━━━ INPUT

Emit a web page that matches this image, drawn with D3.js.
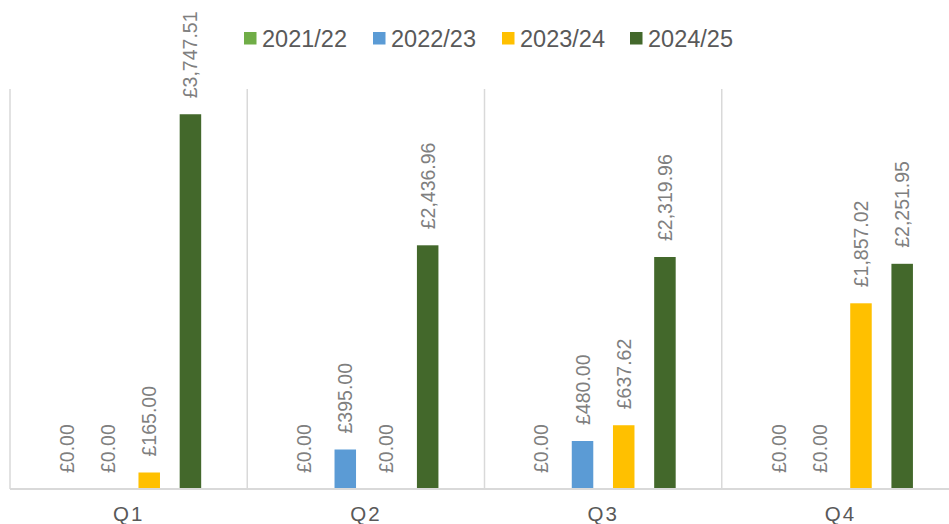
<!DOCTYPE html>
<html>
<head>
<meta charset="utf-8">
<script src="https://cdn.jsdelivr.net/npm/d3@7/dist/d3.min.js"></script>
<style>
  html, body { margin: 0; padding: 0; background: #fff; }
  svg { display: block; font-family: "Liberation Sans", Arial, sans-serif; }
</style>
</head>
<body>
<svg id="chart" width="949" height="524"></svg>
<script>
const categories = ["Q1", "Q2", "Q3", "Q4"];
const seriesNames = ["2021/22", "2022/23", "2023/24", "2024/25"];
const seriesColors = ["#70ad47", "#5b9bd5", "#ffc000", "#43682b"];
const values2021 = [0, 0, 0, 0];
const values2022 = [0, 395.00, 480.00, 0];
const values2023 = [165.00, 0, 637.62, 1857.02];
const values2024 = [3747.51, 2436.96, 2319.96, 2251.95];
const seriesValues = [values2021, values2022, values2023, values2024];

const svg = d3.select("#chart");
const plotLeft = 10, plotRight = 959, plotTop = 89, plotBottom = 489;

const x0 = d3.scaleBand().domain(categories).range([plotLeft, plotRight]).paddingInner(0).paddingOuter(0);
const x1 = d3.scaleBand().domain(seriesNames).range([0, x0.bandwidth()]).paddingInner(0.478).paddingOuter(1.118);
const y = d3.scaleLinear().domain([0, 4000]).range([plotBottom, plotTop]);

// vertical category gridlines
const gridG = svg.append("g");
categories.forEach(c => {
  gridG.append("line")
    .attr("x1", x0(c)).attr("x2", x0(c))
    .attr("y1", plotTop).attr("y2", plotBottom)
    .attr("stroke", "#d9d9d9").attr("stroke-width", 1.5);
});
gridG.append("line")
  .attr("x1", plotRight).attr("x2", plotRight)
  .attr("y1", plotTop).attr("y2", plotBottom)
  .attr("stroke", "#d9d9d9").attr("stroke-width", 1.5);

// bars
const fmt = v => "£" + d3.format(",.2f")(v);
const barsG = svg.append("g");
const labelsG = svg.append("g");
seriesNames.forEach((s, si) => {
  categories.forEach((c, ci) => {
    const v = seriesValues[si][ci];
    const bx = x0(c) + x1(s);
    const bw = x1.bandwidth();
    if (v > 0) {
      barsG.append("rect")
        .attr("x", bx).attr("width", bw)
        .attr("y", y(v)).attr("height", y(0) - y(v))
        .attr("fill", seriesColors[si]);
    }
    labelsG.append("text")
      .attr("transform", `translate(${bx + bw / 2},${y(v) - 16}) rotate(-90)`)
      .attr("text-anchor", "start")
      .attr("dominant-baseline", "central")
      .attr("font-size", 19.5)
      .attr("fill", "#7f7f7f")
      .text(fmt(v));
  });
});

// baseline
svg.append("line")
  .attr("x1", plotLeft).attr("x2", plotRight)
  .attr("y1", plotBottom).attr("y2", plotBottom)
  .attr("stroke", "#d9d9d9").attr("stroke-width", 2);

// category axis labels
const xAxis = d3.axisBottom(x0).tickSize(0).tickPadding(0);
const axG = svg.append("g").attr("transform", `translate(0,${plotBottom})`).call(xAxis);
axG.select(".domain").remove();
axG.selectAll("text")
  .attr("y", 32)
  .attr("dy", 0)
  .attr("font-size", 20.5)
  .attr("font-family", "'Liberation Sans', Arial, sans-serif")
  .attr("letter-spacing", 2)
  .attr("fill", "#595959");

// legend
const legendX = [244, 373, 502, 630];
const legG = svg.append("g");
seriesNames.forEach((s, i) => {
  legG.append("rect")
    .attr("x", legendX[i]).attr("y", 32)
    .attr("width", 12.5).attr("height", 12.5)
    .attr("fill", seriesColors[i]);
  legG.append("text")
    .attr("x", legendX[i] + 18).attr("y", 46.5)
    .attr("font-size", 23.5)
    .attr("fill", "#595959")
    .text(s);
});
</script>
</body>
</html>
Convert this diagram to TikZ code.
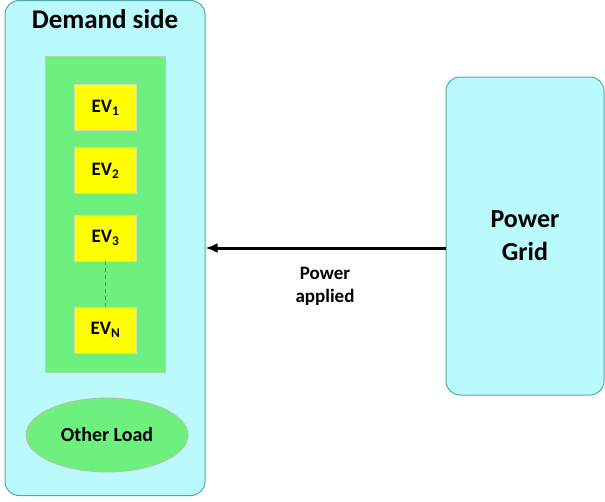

━━━━━━

TASK BRIEF: Locate all lines holding the word "this", then copy them out.

IN RESPONSE:
Emit a web page that matches this image, drawn with D3.js.
Convert this diagram to TikZ code.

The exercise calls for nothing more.